Atop the roof, a small boy in a tattered hat was waving his arms like a madman.
"Bang Dayat! Kak Dola! Move your butts! The Brassvale reserves are closing the perimeter!" Kancil screamed, his voice cracking with adrenaline.
Lunethra emerged from the shadows of the central tree, carrying several leather satchels filled with magical supplies and ancient scrolls. "The carriage has been reinforced with my Iron-Bark spells. Kancil managed to ’requisition’ it from the outer logistics depot while you were busy with the drones."
Dayat stood up, helping Dola into the back of the carriage. He looked at the ancient Elf, who stood at the threshold of her home. "You’re coming with us, right?"
Lunethra looked back at the forest she had protected for seven hundred years, then at the man who had brought the logic of the future to her doorstep. "The Wailing Woods is no longer a sanctuary for me after what I have done to help you. Besides... I wish to see how your ’Physics’ will reshape the destiny of Aethera. I am coming."
Kancil grinned, his teeth white against his soot-covered face. He yanked the throttle lever, and a massive plume of white steam erupted from the chimney. "Destination: The Kingdom of Verdia, right? I know a series of ’rat paths’ through the mountains that’ll keep us off the main sensors! Gaspol, Bang!"
Dayat stood at the rear of the carriage, watching the obsidian trees of the Wailing Woods recede into the mist. Beside him, Dola sat close, her arm hooked possessively through his, her head resting on his shoulder.
The four of them—an Innovator from Jakarta, an AI with a human soul, an ancient Elf exile, and a street urchin—had just become the most dangerous group on the continent. The war between Magic and Logic had officially begun, but for the first time since he had been stranded in this world, Dayat felt that he wasn’t just running away.
He was heading home.
The First Lesson
As the carriage rattled along the mountain path, Dola looked up at Dayat. The moonlight caught the new, soft expression in her eyes.
"Dayat," she whispered.
"Yeah, Dol?"
"I am processing data regarding the cultural rituals of ’Marriage’ in Jakarta. There is a concept called ’Mas Kawin’ (Dowry).

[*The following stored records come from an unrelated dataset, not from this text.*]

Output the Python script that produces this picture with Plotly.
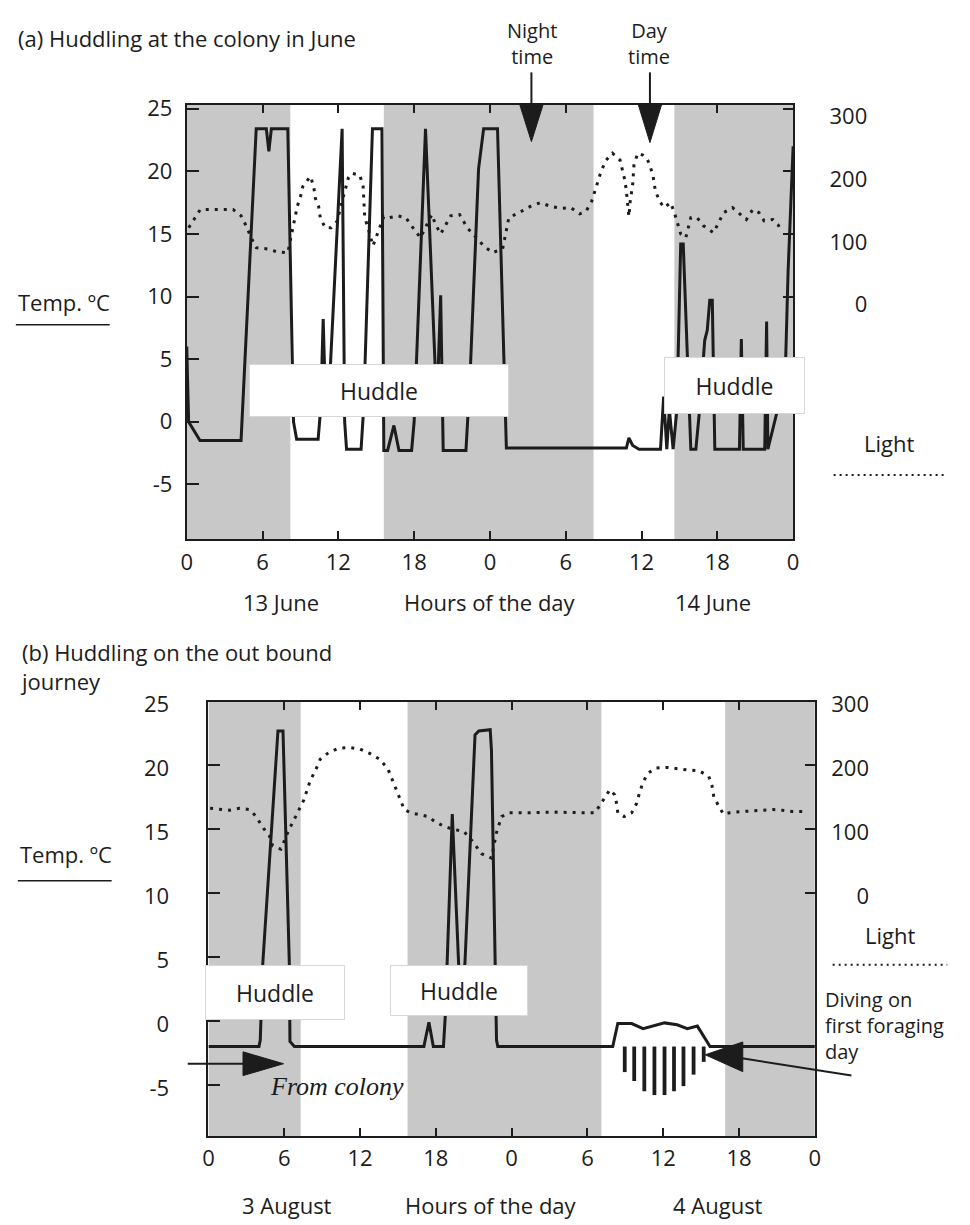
import plotly.graph_objects as go

W, H = 970, 1225

# ---------------- data: panel (a) 13-14 June (hours from start of 13 June) ----------------
a_temp_hours = [0.0, 0.15, 1.05, 4.3, 5.5, 6.3, 6.5, 6.7, 8.0, 8.45, 8.7, 10.4, 10.6, 10.8, 11.0,
                11.3, 12.3, 12.5, 12.65, 13.8, 14.0, 14.7, 15.45, 15.6, 15.9, 16.4, 16.8, 17.8, 18.0,
                18.9, 19.8, 20.1, 20.3, 22.1, 22.4, 23.1, 23.5, 24.6, 25.3, 34.8, 35.0, 35.3, 35.8,
                37.5, 37.75, 38.0, 38.2, 38.5, 38.8, 39.1, 39.3, 39.9, 40.3, 40.6, 41.0, 41.2, 41.4,
                41.6, 41.8, 43.75, 43.9, 44.05, 45.75, 45.9, 46.0, 46.9, 47.3, 47.6, 48.0]
a_temp_values = [6.0, 0.0, -1.5, -1.5, 23.4, 23.4, 21.6, 23.4, 23.4, 0.0, -1.4, -1.4, 1.0, 8.2, 1.0,
                 3.0, 23.4, 0.0, -2.2, -2.2, 1.0, 23.4, 23.4, -2.3, -2.3, -0.3, -2.3, -2.3, 0.0,
                 23.4, 1.0, 10.1, -2.3, -2.3, 3.0, 20.2, 23.4, 23.4, -2.1, -2.1, -1.3, -1.9, -2.2,
                 -2.2, 2.0, -2.2, 1.0, -2.2, 1.0, 14.2, 14.2, -2.2, -2.2, 1.0, 6.5, 7.3, 9.7,
                 9.7, -2.2, -2.2, 6.6, -2.2, -2.2, 8.0, -2.2, 1.5, 1.0, 12.0, 22.0]
a_light_hours = [0.16, 0.68, 1.07, 1.7, 2.4, 3.0, 3.67, 4.3, 4.7, 5.1, 5.5, 6.4, 7.2, 8.0, 8.49,
                 8.75, 9.01, 9.19, 9.79, 10.05, 10.18, 10.44, 10.57, 10.96, 11.43, 11.9, 12.4, 12.8,
                 13.05, 13.7, 13.96, 14.03, 14.09, 14.35, 14.74, 15.6, 16.04, 16.7, 17.34, 17.9,
                 18.5, 19.4, 19.7, 20.1, 20.9, 21.6, 22.2, 23.5, 24.2, 25.0, 25.5, 26.3, 27.2, 28.0,
                 28.8, 29.6, 30.4, 31.1, 31.6, 32.05, 32.3, 32.6, 32.8, 33.2, 33.7, 34.3, 34.5, 34.7,
                 34.8, 34.9, 35.0, 35.1, 35.3, 35.4, 35.7, 36.1, 36.4, 36.6, 36.9, 37.1, 37.5, 37.8,
                 38.3, 38.6, 39.1, 39.5, 39.9, 40.4, 40.9, 41.7, 42.1, 42.5, 43.2, 43.8, 44.3, 44.8,
                 45.3, 45.7, 46.4, 46.8, 47.0]
a_light_values = [110, 126, 139, 139, 139, 139, 139, 129, 113, 94, 78, 76, 71, 70, 115,
                  144, 160, 176, 192, 176, 157, 144, 126, 110, 110, 120, 160, 190,
                  197, 194, 176, 144, 126, 110, 81, 128, 126, 129, 126, 110,
                  94, 131, 115, 100, 129, 131, 110, 81, 70, 76, 126, 134, 144, 150,
                  144, 141, 142, 132, 136, 152, 168, 184, 200, 218, 229, 218, 200, 184,
                  168, 142, 128, 152, 179, 210, 229, 226, 221, 213, 194, 168, 150, 142,
                  150, 134, 100, 94, 126, 126, 113, 102, 118, 134, 142, 131, 123, 139,
                  134, 121, 123, 115, 107]
a_night_start = [0.0, 15.6, 38.6]
a_night_end = [8.2, 32.2, 48.0]

# ---------------- data: panel (b) 3-4 August ----------------
b_temp_hours = [0.0, 4.0, 4.1, 4.3, 5.5, 5.9, 6.4, 6.45, 6.8, 17.05, 17.45, 17.8, 18.6, 18.75,
                19.3, 19.8, 20.05, 20.3, 21.1, 21.4, 22.3, 22.4, 22.8, 22.9, 32.0, 32.4, 33.5,
                34.4, 36.1, 37.1, 37.9, 38.7, 39.7, 48.0]
b_temp_values = [-2.0, -2.0, -1.5, 4.5, 22.7, 22.7, 4.5, -1.6, -2.0, -2.0, -0.1, -2.0, -2.0, 0.5,
                 16.2, 4.5, 2.0, 4.5, 22.4, 22.7, 22.8, 21.2, -1.5, -2.0, -2.0, -0.2, -0.2,
                 -0.6, -0.15, -0.3, -0.6, -0.4, -2.0, -2.0]
b_light_hours = [0.13, 0.91, 1.69, 2.47, 3.26, 3.78, 4.3, 4.82, 5.08, 5.73, 6.38, 6.77, 7.16, 7.55,
                 7.81, 8.07, 8.46, 8.85, 9.5, 10.29, 11.2, 11.98, 12.76, 13.54, 14.2, 14.58, 14.97,
                 15.5, 16.0, 16.8, 17.4, 17.8, 18.6, 19.4, 20.2, 20.96, 21.6, 22.4, 22.8, 23.2,
                 23.8, 25.5, 27.5, 29.5, 30.6, 31.25, 31.77, 32.16, 32.3, 32.4, 32.9, 33.5, 33.9,
                 34.1, 34.4, 34.8, 35.4, 36.3, 37.1, 37.9, 38.8, 39.6, 39.85, 40.0, 40.4, 40.76,
                 41.5, 42.3, 43.1, 43.9, 44.7, 45.4, 46.2, 47.1]
b_light_values = [133, 131, 130, 133, 131, 120, 103, 90, 74, 69, 100, 115, 131, 146,
                  162, 177, 192, 210, 220, 227, 228, 226, 219, 210, 195, 177, 159,
                  131, 126, 123, 120, 114, 105, 100, 97, 80, 62, 55, 95, 120,
                  126, 126, 127, 126, 126, 146, 162, 154, 141, 126, 120, 126, 141,
                  156, 174, 188, 196, 197, 195, 193, 192, 183, 169, 151, 136, 124,
                  127, 128, 130, 131, 131, 130, 128, 128]
b_dive_hours = [32.95, 33.7, 34.5, 35.3, 36.1, 36.85, 37.6, 38.4, 39.2]
b_dive_bottom = [-4.0, -4.7, -5.5, -5.8, -5.8, -5.5, -5.1, -4.2, -3.2]
b_dive_surface = -2.0
b_night_start = [0.0, 15.76, 40.9]
b_night_end = [7.3, 31.1, 48.0]

# ---------------- ticks ----------------
hour_ticks = [0, 6, 12, 18, 24, 30, 36, 42, 48]
hour_labels = ["0", "6", "12", "18", "0", "6", "12", "18", "0"]
temp_ticks = [-5, 0, 5, 10, 15, 20, 25]
temp_labels = ["-5", "0", "5", "10", "15", "20", "25"]
light_ticks = [0, 100, 200, 300]
light_labels = ["\u2007\u20070", "100", "200", "300"]
LIGHT_ZERO_TEMP = 10.0   # light 0 sits at 10 degC
LIGHT_PER_DEG = 20.0     # 100 light units per 5 degC

a_yrange = [-9.4, 25.3]
b_yrange = [-9.0, 25.0]

FONT = "Open Sans"
INK = "#1c1c1c"
SHADE = "#c8c8c8"


def px(x):
    return x / W


def py(y):
    return 1 - y / H


fig = go.Figure()
line_style = dict(color=INK, width=3)
dot_style = dict(color=INK, width=3, dash="3px,6px")

fig.add_trace(go.Scatter(x=a_temp_hours, y=a_temp_values, mode="lines", line=line_style,
                         xaxis="x", yaxis="y", hoverinfo="skip"))
fig.add_trace(go.Scatter(x=a_light_hours, y=a_light_values, mode="lines", line=dot_style,
                         xaxis="x", yaxis="y2", hoverinfo="skip"))
fig.add_trace(go.Bar(x=b_dive_hours, y=[b - b_dive_surface for b in b_dive_bottom],
                     base=b_dive_surface, width=0.3, marker=dict(color=INK, line=dict(width=0)),
                     xaxis="x2", yaxis="y3", hoverinfo="skip"))
fig.add_trace(go.Scatter(x=b_temp_hours, y=b_temp_values, mode="lines", line=line_style,
                         xaxis="x2", yaxis="y3", hoverinfo="skip"))
fig.add_trace(go.Scatter(x=b_light_hours, y=b_light_values, mode="lines", line=dot_style,
                         xaxis="x2", yaxis="y4", hoverinfo="skip"))

tickfont = dict(family=FONT, size=22, color=INK)


def xax(domain, anchor):
    return dict(domain=domain, anchor=anchor, range=[0, 48], tickmode="array",
                tickvals=hour_ticks, ticktext=hour_labels, ticks="inside", ticklen=8,
                tickwidth=2, tickcolor=INK, showline=True, linecolor=INK, linewidth=2,
                mirror="ticks", showgrid=False, zeroline=False, tickfont=tickfont,
                ticklabelstandoff=2)


def yax(domain, anchor, rng, standoff, shift):
    return dict(domain=domain, anchor=anchor, range=rng, tickmode="array",
                tickvals=temp_ticks, ticktext=temp_labels, ticks="inside", ticklen=12,
                tickwidth=2, tickcolor=INK, showline=True, linecolor=INK, linewidth=2,
                showgrid=False, zeroline=False, tickfont=tickfont,
                ticklabelstandoff=standoff, ticklabelshift=shift)


def lax(over, anchor, rng, standoff, shift):
    return dict(overlaying=over, anchor=anchor, side="right",
                range=[(r - LIGHT_ZERO_TEMP) * LIGHT_PER_DEG for r in rng],
                tickmode="array", tickvals=light_ticks, ticktext=light_labels,
                ticks="inside", ticklen=10, tickwidth=2, tickcolor=INK, showline=True,
                linecolor=INK, linewidth=2, showgrid=False, zeroline=False,
                tickfont=tickfont, ticklabelstandoff=standoff, ticklabelshift=shift)


a_ydom = [py(532), py(93)]
b_ydom = [py(1135), py(696)]

shapes = []
for s, e in zip(a_night_start, a_night_end):
    shapes.append(dict(type="rect", xref="x", yref="y domain", x0=s, x1=e, y0=0, y1=1,
                       fillcolor=SHADE, line=dict(width=0), layer="below"))
for s, e in zip(b_night_start, b_night_end):
    shapes.append(dict(type="rect", xref="x2", yref="y3 domain", x0=s, x1=e, y0=0, y1=1,
                       fillcolor=SHADE, line=dict(width=0), layer="below"))


def pline(x0, y0, x1, y1, width=2, dash=None):
    d = dict(type="line", xref="paper", yref="paper", x0=px(x0), y0=py(y0), x1=px(x1),
             y1=py(y1), line=dict(color=INK, width=width), layer="above")
    if dash:
        d["line"]["dash"] = dash
    return d


def ptri(points):
    path = "M " + " L ".join(f"{px(x):.5f},{py(y):.5f}" for x, y in points) + " Z"
    return dict(type="path", xref="paper", yref="paper", path=path, fillcolor=INK,
                line=dict(color=INK, width=1), layer="above")


# Night / Day arrows
shapes.append(pline(532, 60, 532, 95, 2))
shapes.append(ptri([(520, 92), (544, 92), (532, 130)]))
shapes.append(pline(652, 60, 652, 95, 2))
shapes.append(ptri([(640, 92), (664, 92), (652, 131)]))
# From colony arrow
shapes.append(pline(184, 1062, 245, 1062, 2))
shapes.append(ptri([(240, 1050), (281, 1062), (240, 1074)]))
# Diving arrow
shapes.append(pline(856, 1074, 742, 1056, 2))
shapes.append(ptri([(746, 1040), (708, 1053), (746, 1070)]))
# Temp underlines
shapes.append(pline(10, 315, 105, 315, 1.5))
shapes.append(pline(12, 877, 107, 877, 1.5))
# Light legend dotted lines
shapes.append(pline(838, 467, 953, 467, 2, "2px,4px"))
shapes.append(pline(837, 962, 953, 962, 2, "2px,4px"))

annotations = []


def txt(x, y, text, size=22, xanchor="center", family=FONT, yanchor="middle", align="left"):
    annotations.append(dict(xref="paper", yref="paper", x=px(x), y=py(y), text=text,
                            showarrow=False, xanchor=xanchor, yanchor=yanchor, align=align,
                            font=dict(family=family, size=size, color=INK)))


def huddle(x0, x1, y0, y1):
    annotations.append(dict(xref="paper", yref="paper", x=px((x0 + x1) / 2),
                            y=py((y0 + y1) / 2), text="Huddle", showarrow=False,
                            xanchor="center", yanchor="middle", width=x1 - x0 - 2,
                            height=y1 - y0 - 2, bgcolor="white", bordercolor="#d8d8d8",
                            borderwidth=1, borderpad=0,
                            font=dict(family=FONT, size=23, color=INK)))


huddle(248, 508, 355, 408)
huddle(667, 808, 348, 405)
huddle(202, 342, 963, 1018)
huddle(390, 528, 962, 1013)

txt(10, 25, "(a) Huddling at the colony in June", xanchor="left")
txt(533, 31, "Night<br>time", 20, align="center")
txt(651, 31, "Day<br>time", 20, align="center")
txt(10, 292, "Temp. ºC", xanchor="left")
txt(894, 435, "Light")
txt(278, 595, "13 June")
txt(490, 595, "Hours of the day")
txt(716, 595, "14 June")

txt(12, 661, "(b) Huddling on the out bound<br>journey", xanchor="left")
txt(12, 850, "Temp. ºC", xanchor="left")
txt(895, 932, "Light")
txt(827, 1023, "Diving on<br>first foraging<br>day", 20, xanchor="left")
txt(335, 1085, "<i>From colony</i>", 26, family="Liberation Serif")
txt(285, 1205, "3 August")
txt(491, 1205, "Hours of the day")
txt(721, 1205, "4 August")

fig.update_layout(
    width=W, height=H, margin=dict(l=0, r=0, t=0, b=0),
    paper_bgcolor="white", plot_bgcolor="white", showlegend=False,
    xaxis=xax([px(183), px(797)], "y"),
    yaxis=yax(a_ydom, "x", a_yrange, 8, 0),
    yaxis2=lax("y", "x", a_yrange, 30, 8),
    xaxis2=xax([px(205), px(819)], "y3"),
    yaxis3=yax(b_ydom, "x2", b_yrange, 33, 3),
    yaxis4=lax("y3", "x2", b_yrange, 10, 3),
    shapes=shapes, annotations=annotations,
)

fig.write_html("out.html")
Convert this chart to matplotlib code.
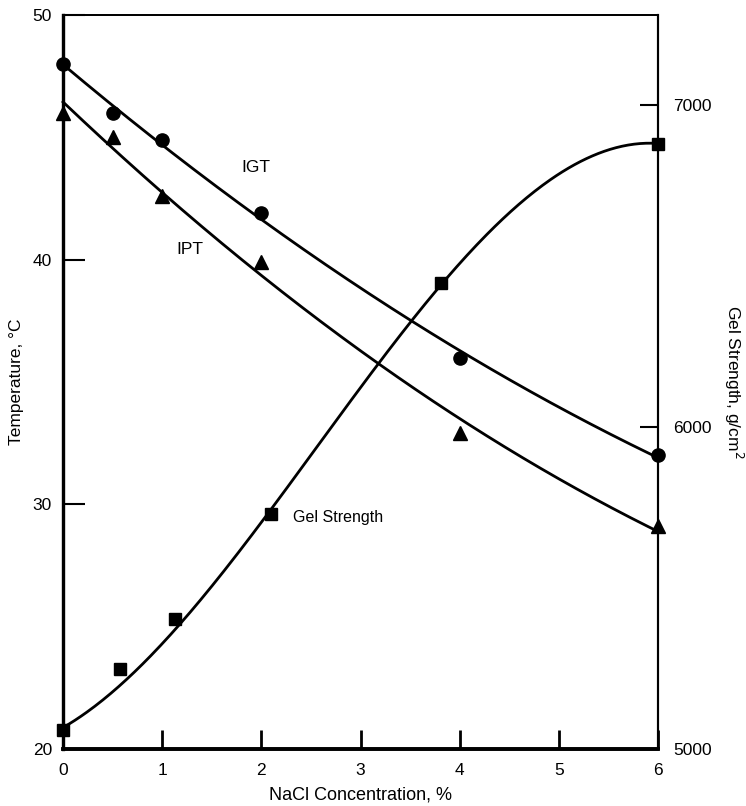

Since I did not request a gift during the status change earlier... may I ask for one now?"
Dayat let out a small, tired laugh. "What do you want? A new CPU? A bigger gun?"
Dola shook her head. She reached up and grabbed the collar of Dayat’s jacket, pulling him down until their noses were touching.
"Teach me how to kiss like a human, Dayat. I wish to record the sensory data of your affection so that it may serve as the primary anchor for my system."
Dayat was stunned for a second, then he smiled—a genuine, warm smile. He reached out and cupped her face with his calloused hands. "That’s one thing data can’t teach you, Dol. You just have to follow your feelings."
Under the watchful stars of the border, Dayat kissed his wife. It wasn’t a simulation. It wasn’t code. It was the fusion of two worlds into one.